Com o pseudônimo de Justino d Ávila, escreveu o mestre Aragão, para a edição do jornal “O Vitoriense”, em 23 de junho de 1947. há 76 anos.
1922. Quase que se pode dizer: ontem. Entretanto, que diferença tão grande para este tempo junino?
Reporto-me aos meus catorze anos, para recordar as encantadoras noites consagradas aos três santos juninos, com as quais os vitorienses desse tempo enfeitavam a vida da mais delicada e enternecedora poesia.
À frente de quase todas as casas da cidade, ardiam as fogueiras, simetricamente erguidas, fazendo ressaltar entre as chamas crepitantes as palmas de dendê e as bandeiras de papel.
Raríssima a residência em cuja sala principal não estava imponentemente confeccionado o altar de São João! Altar cheio de flores, onde a tarlatana e o prateado da armação lhe davam uma imponência especial. Velas acesas, incenso e cânticos religiosos em louvor ao maior dos precursores. Depois do exercício religioso, os fogos de salão: o craveiro, o diabinho, o mosquito, o busca-pé, com a sua “faixa’ clássica e impressionante, os balões…

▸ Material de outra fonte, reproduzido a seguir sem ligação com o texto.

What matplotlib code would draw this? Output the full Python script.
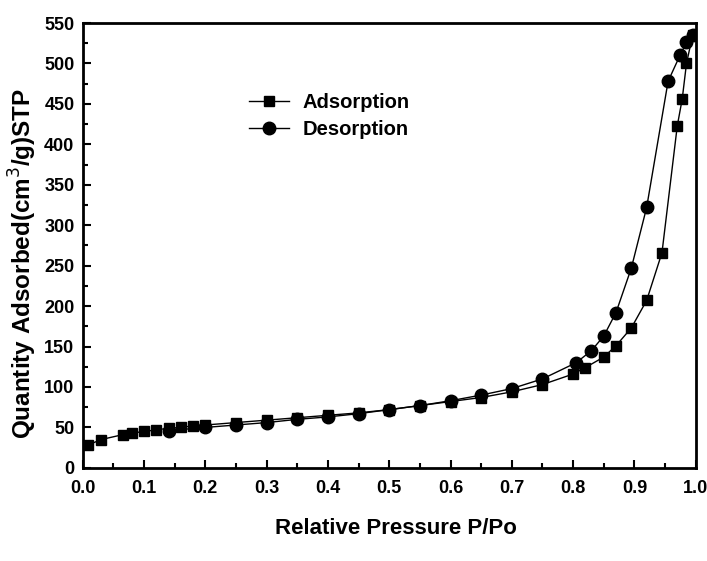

À noite, todas as mesas confraternizavam na mesma disposição e no mesmo aspecto. Pobres ou ricas, ninguém lhes distinguia o sabor, pois o tempo não lhes permitia distinções nos cardápios e nem sequer nos paladares: canjica, pamonha, pé-de-moleque, tudo de milho, tudo ao coco, tudo em manteiga…
Nas casas da cidade, entretanto, os festejos se diferenciavam nas danças e “cantigas”. Tanto naquelas entre si, como nas modestas vivendas dos arrabaldes. De uma dessas residências urbanas, saía o vozeiro alegre da criançada:
“Capelinha de melão
É de São João,
É de cravo, é de rosa,
É de manjericão.”
E de outra casa contígua:
“No altar de São João
Nasceu uma rosa encarnada.
São João subiu ao céu
Foi pedir pela casada.”
E o estribilho, uníssono:
“São João!
Nosso pai, nosso doce, nosso bem
Quem não venera São João
Não venera mais ninguém.”
Já na residência fronteiriça, as moças e os rapazes, formando uma enorme roda, de mãos dadas, cantavam alvoroçadamente, estridente e animadamente:
“Lesou, lesou!
Ora vamos vadiar
Cavalheiro deixe a dama
Ora vamos vadiar
Que esta dama não é sua
Ora vamos vadiar!”
E nos subúrbios, nas casinhas humildes, eram o bomboleio rítmico do “coco” na “cantiga” dolente da gente simples “do mato”:
“Vamos pegá e só cá mão
Qui hoje é dia de São João”
O resfolegar das sanfonas, as quadrilhas e os xotes…
25 anos de recordações ameníssimas. 25 anos de bondade e inocência, que passaram e que os asfaltos, a eletricidade, o “jazz”, os coquetéis e os “shows” não deixam mais voltar. 25 anos dos nossos avós, dos nossos pais, da nossa meninice!
25 anos atrás, quando São João era o santo do Brasil e o Brasil a terra de São João. 25 anos …25 anos!… Bodas de prata de saudade!”
Jornal “O Vitoriense”, em 23 de junho de 1947. há 76 anos.